Work Starts to Stop Sewage Flows Into California From Mexico


Work has begun to stop a decades-old problem of millions of gallons of sewage from Tijuana, Mexico, flowing into the United States and polluting San Diego County beaches, the Trump administration's top environmental protection official said Wednesday.

For more than 40 years, wastewater from Tijuana's dilapidated system has spilled across the border and polluted the waters off Imperial Beach, a city of about 30,000 south of San Diego. The pollution has posed health risks to surfers, Border Patrol agents and even Navy SEALs who train near there, officials said.

Last week, a $10.6 million project was completed and will keep 4.5 million gallons of sewage per day from entering the Tijuana River, which flows into the Pacific Ocean in front of Imperial Beach, said Environmental Protection Agency Administrator Andrew Wheeler at a news conference in San Diego. His agency contributed $3.9 million to that project.

A second, $6 million project will pay for improvements to Tijuana's pumping and collection system to prevent further spills from entering the United States. Mexico is also doing work on the system, and pollution flows are already being reduced, Wheeler said.

The agency is also funding work in coming months that will replace a mile of old, leaking pipes that should further stop the sewage from overflowing, Wheeler said. In addition, two other short-term projects funded by $25 million in federal grants will help by diverting 10 million gallons a day of Tijuana wastewater to an international treatment facility, and by capturing trash and sediment with a new system on the border.

The projects are short-term solutions being put in place while the federal government designs a more permanent fix that it will fund with $300 million allocated for environmental border projects from Congress under President Donald Trump’s revised NAFTA agreement, now called the U.S.-Mexico-Canada Agreement.

Imperial Beach Mayor Serge Dedina, an avid surfer, told reporters Wednesday he already is seeing a difference: His city has been able to open its beaches, which had been closed since November, ahead of the the Labor Day weekend.

He said his city had faced a “sewage apocalypse" and noted that 160 days this year the beaches there had to be closed because of the pollution.
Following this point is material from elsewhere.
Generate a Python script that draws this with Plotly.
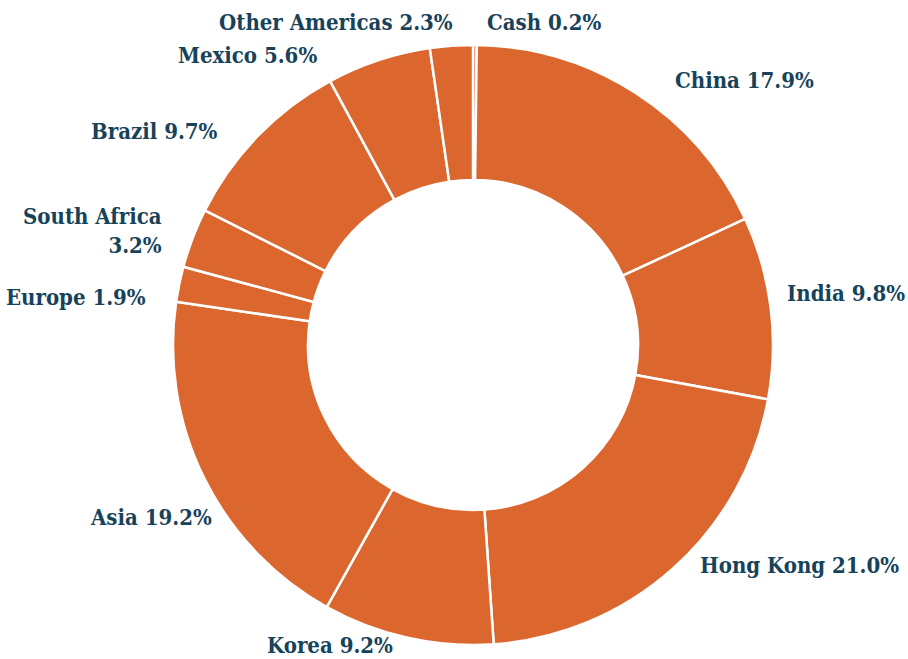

He said a permanent fix is vital and Mexico must continue to make improvements and ensure that there is “zero flow from Tijuana going anywhere near the ocean.”

The actions come after Imperial Beach and other local governments sued the agency in 2018 to demand the EPA do something about the problem. They agreed earlier this year to put the legal action on hold for a year after the EPA indicated it would help.